The Fed’s employment mandate receives less attention than inflation targeting, but it’s equally important. Several questions arise:

What is “maximum employment”? The Fed doesn’t target a specific unemployment rate because the natural rate varies over time. Instead, it looks at a range of indicators—labor force participation, wage growth, quits rates, job openings—to assess labor market conditions.

Whose employment? In recent years, the Fed has emphasized inclusive employment, noting that tight labor markets disproportionately benefit disadvantaged workers. This represents an evolution from purely aggregate measures toward distributional concerns.

Short-run vs. long-run tradeoffs? Pushing unemployment temporarily below its sustainable level can generate inflation, eventually requiring tighter policy and higher unemployment. The Fed must judge how much near-term employment gain is worth potential future costs.

Where I Come Down

After studying this extensively, I’ve developed a few convictions:

First, the dual mandate is the right framework. Single-mandate inflation targeting, as practiced by many central banks, underweights the real costs of unemployment and output gaps. Employment matters intrinsically, not just as a means to price stability.
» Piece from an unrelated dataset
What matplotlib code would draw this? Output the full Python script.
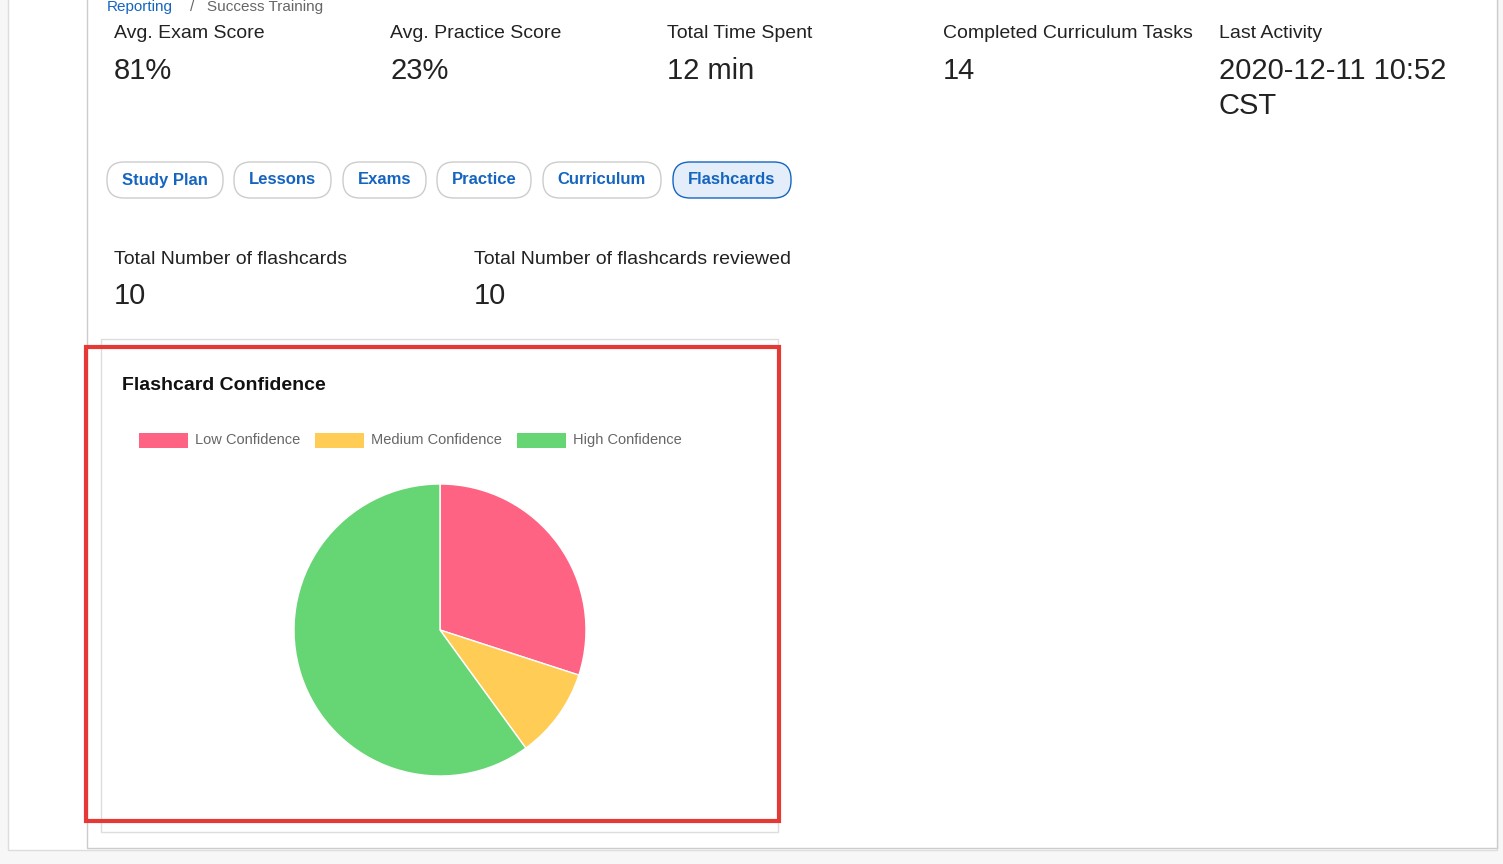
import matplotlib
matplotlib.use("Agg")
import matplotlib.pyplot as plt
from matplotlib.patches import Rectangle, FancyBboxPatch

plt.rcParams["font.family"] = ["Liberation Sans", "DejaVu Sans"]

W, H = 1503, 864

stat_labels = ["Avg. Exam Score", "Avg. Practice Score", "Total Time Spent",
               "Completed Curriculum Tasks", "Last Activity"]
stat_values = ["81%", "23%", "12 min", "14", "2020-12-11 10:52\nCST"]
tabs = ["Study Plan", "Lessons", "Exams", "Practice", "Curriculum", "Flashcards"]
fc_labels = ["Total Number of flashcards", "Total Number of flashcards reviewed"]
fc_values = ["10", "10"]
conf_labels = ["Low Confidence", "Medium Confidence", "High Confidence"]
conf_counts = [3, 1, 6]
conf_colors = ["#ff6384", "#ffcd56", "#66d574"]

fig = plt.figure(figsize=(W / 100, H / 100), dpi=100)
fig.patch.set_facecolor("#f7f7f7")
ax = fig.add_axes([0, 0, 1, 1])
ax.set_xlim(0, W)
ax.set_ylim(H, 0)
ax.axis("off")

# page card
ax.add_patch(Rectangle((8, -10), 1489, 860, fc="white", ec="#dddddd", lw=1))
ax.add_patch(Rectangle((87, -10), 1410, 858, fc="white", ec="#cccccc", lw=1))
ax.text(107, 0, "Reporting", color="#1565c0", fontsize=11, va="top")
ax.text(190, 0, "/   Success Training", color="#666666", fontsize=11, va="top")

# top stats
xs = [114, 390, 667, 943, 1219]
for x, lab, val in zip(xs, stat_labels, stat_values):
    ax.text(x, 33, lab, fontsize=14, color="#222222", va="center")
    ax.text(x, 57, val, fontsize=21, color="#222222", va="top", linespacing=1.3)

# tab pills
tab_x = [107, 234, 343, 437, 543, 673]
tab_w = [116, 97, 83, 94, 118, 118]
for x, w, t in zip(tab_x, tab_w, tabs):
    active = t == "Flashcards"
    ax.add_patch(FancyBboxPatch((x, 162), w, 36,
                                boxstyle="round,pad=0,rounding_size=17",
                                fc="#e3eefa" if active else "white",
                                ec="#1565c0" if active else "#cccccc", lw=1))
    ax.text(x + w / 2, 180, t, fontsize=12, color="#1565c0", weight="bold",
            ha="center", va="center")

# flashcard totals
for x, lab, val in zip([114, 474], fc_labels, fc_values):
    ax.text(x, 259, lab, fontsize=14, color="#222222", va="center")
    ax.text(x, 296, val, fontsize=21, color="#222222", va="center")

# chart card + red highlight
ax.add_patch(Rectangle((101, 339), 677, 493, fc="white", ec="#dddddd", lw=1))
ax.add_patch(Rectangle((86, 347), 693, 474, fc="none", ec="#e53935", lw=3))
ax.text(122, 386, "Flashcard Confidence", fontsize=14, weight="bold",
        color="#111111", va="center")

# legend
leg_x = [139, 315, 517]
for x, lab, c in zip(leg_x, conf_labels, conf_colors):
    ax.add_patch(Rectangle((x, 433), 49, 15, fc=c, ec="none"))
    ax.text(x + 56, 440, lab, fontsize=10.5, color="#666666", va="center")

# pie
cx, cy, r = 440, 630, 146
pax = fig.add_axes([(cx - r) / W, 1 - (cy + r) / H, 2 * r / W, 2 * r / H])
pax.pie(conf_counts, colors=conf_colors, startangle=90, counterclock=False,
        wedgeprops=dict(edgecolor="white", linewidth=1))
pax.set_xlim(-1, 1)
pax.set_ylim(-1, 1)
pax.set_aspect("auto")
pax.axis("off")

fig.savefig("out.png", dpi=100)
Second, humility is essential. The Fed operates with incomplete knowledge about structural relationships, natural rates, and the transmission of policy to the real economy. Rigid rules will inevitably fail in novel circumstances.

Third, communication matters enormously. The Fed influences the economy as much through expectations as through direct interest rate effects. Clear, credible communication about the reaction function helps markets and businesses plan, making policy more effective.

The dual mandate asks the Fed to optimize two objectives with one primary instrument—the federal funds rate. It’s an inherently difficult task, and imperfect outcomes are inevitable. But understanding the logic of the framework helps make sense of why the Fed acts as it does, even when reasonable people disagree about specific decisions.